Luna Solomon

Personal information
- Born: 1994 (age 30–31) Eritrea

Sport
- Sport: Sports shooting

= Luna Solomon =

Eritrean sport-shooter

Luna Solomon (born 1994) is an Eritrean sport shooter who now lives in Switzerland after fleeing Eritrea. She competed at both the 2020 Summer Olympics and 2024 Summer Olympics as part of the International Olympic Committee (IOC) Refugee Olympic Team.

== Early life ==
Solomon was born in 1994. She has eight siblings. In December 2014, she fled Eritrea due to conflict and human rights abuses. Solomon did not tell her family that she planned to leave; she traveled with several neighbors and had no passport. The group crossed the Libyan Desert, which was a difficult journey that took ten days and during which there was very little to eat or drink, and Solomon said that "a lot of people died on the way". She then crossed the Mediterranean Sea to Italy in a small boat. Her father died after she arrived in Europe, and Solomon became depressed and regretted leaving Eritrea and her family.

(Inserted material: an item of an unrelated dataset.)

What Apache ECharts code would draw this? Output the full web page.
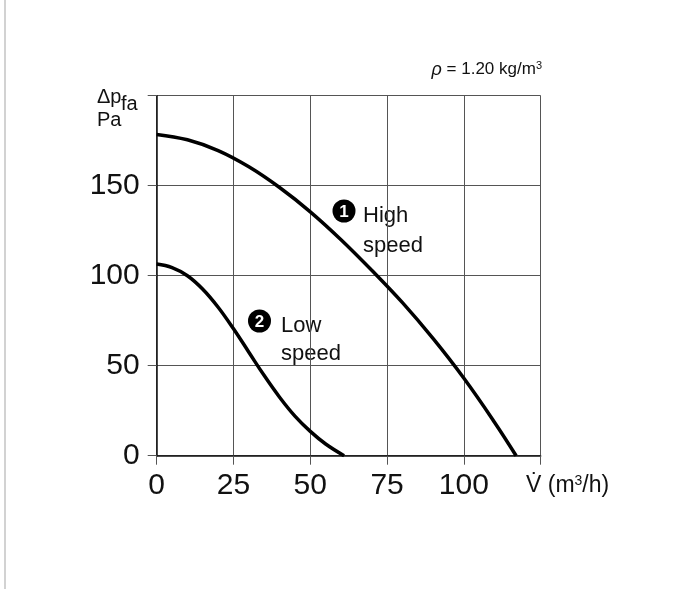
<!DOCTYPE html>
<html>
<head>
<meta charset="utf-8">
<script src="https://cdn.jsdelivr.net/npm/echarts@6/dist/echarts.min.js"></script>
<style>
  html,body{margin:0;padding:0;background:#fff;}
  #chart{width:683px;height:589px;}
</style>
</head>
<body>
<div id="chart"></div>
<script>
// flow (m3/h) / pressure (Pa)
var highFlow = [0, 10, 20, 30, 40, 50, 60, 70, 80, 90, 100, 110, 117];
var highPress = [178.5, 175.5, 169.5, 160.5, 149, 135.5, 120, 103, 85, 65, 43, 18.5, 0];
var lowFlow = [0, 5, 10, 15, 20, 25, 30, 35, 40, 45, 50, 55, 61];
var lowPress = [106.5, 104.5, 100, 92.5, 82.5, 70.5, 57.5, 44.5, 32.5, 22, 13.5, 6.5, 0];
// labelled ticks (125 and 200 get a tick but no label)
var xTicks = [0, 25, 50, 75, 100];
var yTicks = [0, 50, 100, 150];

var font = '"Liberation Sans", Arial, sans-serif';
var chart = echarts.init(document.getElementById('chart'));

function pairs(xs, ys) {
  return xs.map(function (x, i) { return [x, ys[i]]; });
}

chart.setOption({
  backgroundColor: '#ffffff',
  animation: false,
  grid: { left: 156.7, right: 142.3, top: 95.7, bottom: 133.3 },
  xAxis: {
    type: 'value',
    min: 0, max: 125, interval: 25,
    axisLine: { show: true, lineStyle: { color: '#111', width: 1.5 } },
    axisTick: { show: true, length: 9, lineStyle: { color: '#555', width: 1 } },
    splitLine: { show: true, lineStyle: { color: '#555', width: 1 } },
    axisLabel: {
      margin: 15,
      fontFamily: font, fontSize: 30, color: '#111',
      formatter: function (v) { return xTicks.indexOf(v) >= 0 ? String(v) : ''; }
    }
  },
  yAxis: {
    type: 'value',
    min: 0, max: 200, interval: 50,
    axisLine: { show: true, lineStyle: { color: '#111', width: 1.5 } },
    axisTick: { show: true, length: 9, lineStyle: { color: '#555', width: 1 } },
    splitLine: { show: true, lineStyle: { color: '#555', width: 1 } },
    axisLabel: {
      margin: 17,
      fontFamily: font, fontSize: 30, color: '#111',
      formatter: function (v) { return yTicks.indexOf(v) >= 0 ? String(v) : ''; }
    }
  },
  series: [
    {
      name: 'High speed', type: 'line', smooth: 0.4, symbol: 'none',
      lineStyle: { color: '#000', width: 3.5 },
      data: pairs(highFlow, highPress), z: 5
    },
    {
      name: 'Low speed', type: 'line', smooth: 0.4, symbol: 'none',
      lineStyle: { color: '#000', width: 3.5 },
      data: pairs(lowFlow, lowPress), z: 5
    }
  ],
  graphic: [
    // page border on the left
    { type: 'line', shape: { x1: 5, y1: 0, x2: 5, y2: 589 }, style: { stroke: '#d2d2d2', lineWidth: 2 } },
    // axis titles
    { type: 'text', left: 97, top: 87, style: { text: 'Δp', font: '20px ' + font, fill: '#111' } },
    { type: 'text', left: 121, top: 94, style: { text: 'fa', font: '20px ' + font, fill: '#111' } },
    { type: 'text', left: 97, top: 110, style: { text: 'Pa', font: '20px ' + font, fill: '#111' } },
    {
      type: 'text', right: 683 - 542, top: 60,
      style: {
        text: '{i|ρ} = 1.20 kg/m{s|3}', font: '17px ' + font, fill: '#111',
        rich: {
          i: { fontStyle: 'italic', fontSize: 18, fontFamily: font },
          s: { fontSize: 11, fontFamily: font, padding: [0, 0, 8, 0] }
        }
      }
    },
    {
      type: 'text', left: 526, top: 474,
      style: {
        text: 'V̇ (m{s|3}/h)', font: '23px ' + font, fill: '#111',
        rich: {
          s: { fontSize: 14, fontFamily: font, padding: [0, 0, 10, 0] }
        }
      }
    },
    // curve labels
    { type: 'circle', shape: { cx: 344, cy: 211, r: 11.5 }, style: { fill: '#000' } },
    { type: 'text', x: 344, y: 212, style: { text: '1', font: 'bold 17px ' + font, fill: '#fff', align: 'center', verticalAlign: 'middle' } },
    { type: 'text', left: 363, top: 201, style: { text: 'High\nspeed', font: '22px ' + font, lineHeight: 30, fill: '#111' } },
    { type: 'circle', shape: { cx: 259.5, cy: 321, r: 11.5 }, style: { fill: '#000' } },
    { type: 'text', x: 259.5, y: 322, style: { text: '2', font: 'bold 17px ' + font, fill: '#fff', align: 'center', verticalAlign: 'middle' } },
    { type: 'text', left: 281, top: 312, style: { text: 'Low\nspeed', font: '22px ' + font, lineHeight: 28, fill: '#111' } }
  ]
});
</script>
</body>
</html>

She arrived in Switzerland in 2015. After three years, she received official refugee status.

== Shooting career ==
Solomon wanted to begin a sport after arriving in Switzerland. She took up sport shooting through the Make a Mark project, founded by Italian three-time Olympic gold medallist Niccolò Campriani. The project reaches out to refugees in Lausanne and trains them to try to reach the minimum qualifying score in the 10m air rifle event. At first, Solomon struggled to understand the project, as she only understood shooting to be for the purpose of killing people and had not previously encountered sports shooting. It took her three months to be comfortable with shooting. She said that Campriani was patient and supportive.

Solomon began training four days a week and found that it gave her self-confidence. She said of shooting, "In sport I have finally found peace. On the range, there is just me, my thoughts, my hopes and my target."

She qualified for the 2020 Olympics and competed in the 10m air rifle event with Campriani as her coach. Solomon was last of the fifty competing shooters at the Olympics in her event. She said that other sports shooters at the event approached her to offer encouragement.

In 2023, she competed in the 2023 World Championships, where she placed 139th.

It was announced in May 2024 that Solomon would be competing as part of the Refugee Olympic Team in the 2024 Olympic Games. In June, she competed at the World Cup in Munich. Later in the year, she competed in the women's 10m air rifle event at the Olympics and finished in 43rd place.

==Private life==
Solomon lives in Lausanne, Switzerland and has a son born in 2020.